● **Your goal**
All of the data needs to be repeated exactly.

● **Given material**

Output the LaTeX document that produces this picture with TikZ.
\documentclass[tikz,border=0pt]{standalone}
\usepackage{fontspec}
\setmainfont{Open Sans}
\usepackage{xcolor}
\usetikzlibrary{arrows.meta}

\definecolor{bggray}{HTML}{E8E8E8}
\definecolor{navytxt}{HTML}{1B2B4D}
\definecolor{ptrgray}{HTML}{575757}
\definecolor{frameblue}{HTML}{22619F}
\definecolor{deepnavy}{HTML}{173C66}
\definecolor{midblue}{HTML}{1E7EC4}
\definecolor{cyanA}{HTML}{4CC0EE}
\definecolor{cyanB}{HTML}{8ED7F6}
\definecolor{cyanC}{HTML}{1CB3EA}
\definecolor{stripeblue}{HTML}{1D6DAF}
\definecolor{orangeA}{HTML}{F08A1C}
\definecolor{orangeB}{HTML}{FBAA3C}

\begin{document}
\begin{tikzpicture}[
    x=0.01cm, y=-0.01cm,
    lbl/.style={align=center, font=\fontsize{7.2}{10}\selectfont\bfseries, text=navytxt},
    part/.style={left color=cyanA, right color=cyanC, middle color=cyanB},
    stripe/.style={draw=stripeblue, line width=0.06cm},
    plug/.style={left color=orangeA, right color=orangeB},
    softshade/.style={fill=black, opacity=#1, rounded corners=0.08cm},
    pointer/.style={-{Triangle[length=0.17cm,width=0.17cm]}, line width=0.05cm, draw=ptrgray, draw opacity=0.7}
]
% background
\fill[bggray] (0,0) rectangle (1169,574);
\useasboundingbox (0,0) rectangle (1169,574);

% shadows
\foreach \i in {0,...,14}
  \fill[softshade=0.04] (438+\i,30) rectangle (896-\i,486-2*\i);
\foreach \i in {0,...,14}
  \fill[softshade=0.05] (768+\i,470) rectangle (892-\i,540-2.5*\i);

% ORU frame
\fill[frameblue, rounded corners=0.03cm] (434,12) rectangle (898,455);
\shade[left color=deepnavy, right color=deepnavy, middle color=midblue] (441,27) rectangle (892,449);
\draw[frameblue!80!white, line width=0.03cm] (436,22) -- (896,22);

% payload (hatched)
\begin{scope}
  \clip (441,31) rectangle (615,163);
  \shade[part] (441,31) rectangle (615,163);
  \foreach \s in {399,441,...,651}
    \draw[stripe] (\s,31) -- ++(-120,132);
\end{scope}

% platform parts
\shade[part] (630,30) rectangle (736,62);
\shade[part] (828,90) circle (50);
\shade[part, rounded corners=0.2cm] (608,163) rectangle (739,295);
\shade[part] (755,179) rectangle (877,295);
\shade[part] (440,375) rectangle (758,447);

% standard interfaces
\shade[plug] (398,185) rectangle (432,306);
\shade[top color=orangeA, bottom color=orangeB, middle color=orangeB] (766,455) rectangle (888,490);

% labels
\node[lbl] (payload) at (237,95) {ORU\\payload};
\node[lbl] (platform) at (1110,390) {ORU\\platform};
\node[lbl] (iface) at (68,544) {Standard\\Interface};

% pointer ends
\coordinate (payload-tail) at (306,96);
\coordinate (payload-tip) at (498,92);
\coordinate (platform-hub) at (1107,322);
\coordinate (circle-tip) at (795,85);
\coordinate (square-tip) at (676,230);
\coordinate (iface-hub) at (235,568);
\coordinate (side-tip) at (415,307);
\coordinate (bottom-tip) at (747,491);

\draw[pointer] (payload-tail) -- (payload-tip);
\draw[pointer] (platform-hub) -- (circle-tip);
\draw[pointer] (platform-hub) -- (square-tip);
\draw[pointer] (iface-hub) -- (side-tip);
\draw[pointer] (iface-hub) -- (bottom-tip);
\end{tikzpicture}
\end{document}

● **Reply**
Output the LaTeX document that produces this picture with TikZ.
\documentclass[tikz,border=0pt]{standalone}
\usepackage{fontspec}
\setmainfont{Open Sans}
\usepackage{xcolor}
\usetikzlibrary{arrows.meta}

\definecolor{bggray}{HTML}{E8E8E8}
\definecolor{navytxt}{HTML}{1B2B4D}
\definecolor{ptrgray}{HTML}{575757}
\definecolor{frameblue}{HTML}{22619F}
\definecolor{deepnavy}{HTML}{173C66}
\definecolor{midblue}{HTML}{1E7EC4}
\definecolor{cyanA}{HTML}{4CC0EE}
\definecolor{cyanB}{HTML}{8ED7F6}
\definecolor{cyanC}{HTML}{1CB3EA}
\definecolor{stripeblue}{HTML}{1D6DAF}
\definecolor{orangeA}{HTML}{F08A1C}
\definecolor{orangeB}{HTML}{FBAA3C}

\begin{document}
\begin{tikzpicture}[
    x=0.01cm, y=-0.01cm,
    lbl/.style={align=center, font=\fontsize{7.2}{10}\selectfont\bfseries, text=navytxt},
    part/.style={left color=cyanA, right color=cyanC, middle color=cyanB},
    stripe/.style={draw=stripeblue, line width=0.06cm},
    plug/.style={left color=orangeA, right color=orangeB},
    softshade/.style={fill=black, opacity=#1, rounded corners=0.08cm},
    pointer/.style={-{Triangle[length=0.17cm,width=0.17cm]}, line width=0.05cm, draw=ptrgray, draw opacity=0.7}
]
% background
\fill[bggray] (0,0) rectangle (1169,574);
\useasboundingbox (0,0) rectangle (1169,574);

% shadows
\foreach \i in {0,...,14}
  \fill[softshade=0.04] (438+\i,30) rectangle (896-\i,486-2*\i);
\foreach \i in {0,...,14}
  \fill[softshade=0.05] (768+\i,470) rectangle (892-\i,540-2.5*\i);

% ORU frame
\fill[frameblue, rounded corners=0.03cm] (434,12) rectangle (898,455);
\shade[left color=deepnavy, right color=deepnavy, middle color=midblue] (441,27) rectangle (892,449);
\draw[frameblue!80!white, line width=0.03cm] (436,22) -- (896,22);

% payload (hatched)
\begin{scope}
  \clip (441,31) rectangle (615,163);
  \shade[part] (441,31) rectangle (615,163);
  \foreach \s in {399,441,...,651}
    \draw[stripe] (\s,31) -- ++(-120,132);
\end{scope}

% platform parts
\shade[part] (630,30) rectangle (736,62);
\shade[part] (828,90) circle (50);
\shade[part, rounded corners=0.2cm] (608,163) rectangle (739,295);
\shade[part] (755,179) rectangle (877,295);
\shade[part] (440,375) rectangle (758,447);

% standard interfaces
\shade[plug] (398,185) rectangle (432,306);
\shade[top color=orangeA, bottom color=orangeB, middle color=orangeB] (766,455) rectangle (888,490);

% labels
\node[lbl] (payload) at (237,95) {ORU\\payload};
\node[lbl] (platform) at (1110,390) {ORU\\platform};
\node[lbl] (iface) at (68,544) {Standard\\Interface};

% pointer ends
\coordinate (payload-tail) at (306,96);
\coordinate (payload-tip) at (498,92);
\coordinate (platform-hub) at (1107,322);
\coordinate (circle-tip) at (795,85);
\coordinate (square-tip) at (676,230);
\coordinate (iface-hub) at (235,568);
\coordinate (side-tip) at (415,307);
\coordinate (bottom-tip) at (747,491);

\draw[pointer] (payload-tail) -- (payload-tip);
\draw[pointer] (platform-hub) -- (circle-tip);
\draw[pointer] (platform-hub) -- (square-tip);
\draw[pointer] (iface-hub) -- (side-tip);
\draw[pointer] (iface-hub) -- (bottom-tip);
\end{tikzpicture}
\end{document}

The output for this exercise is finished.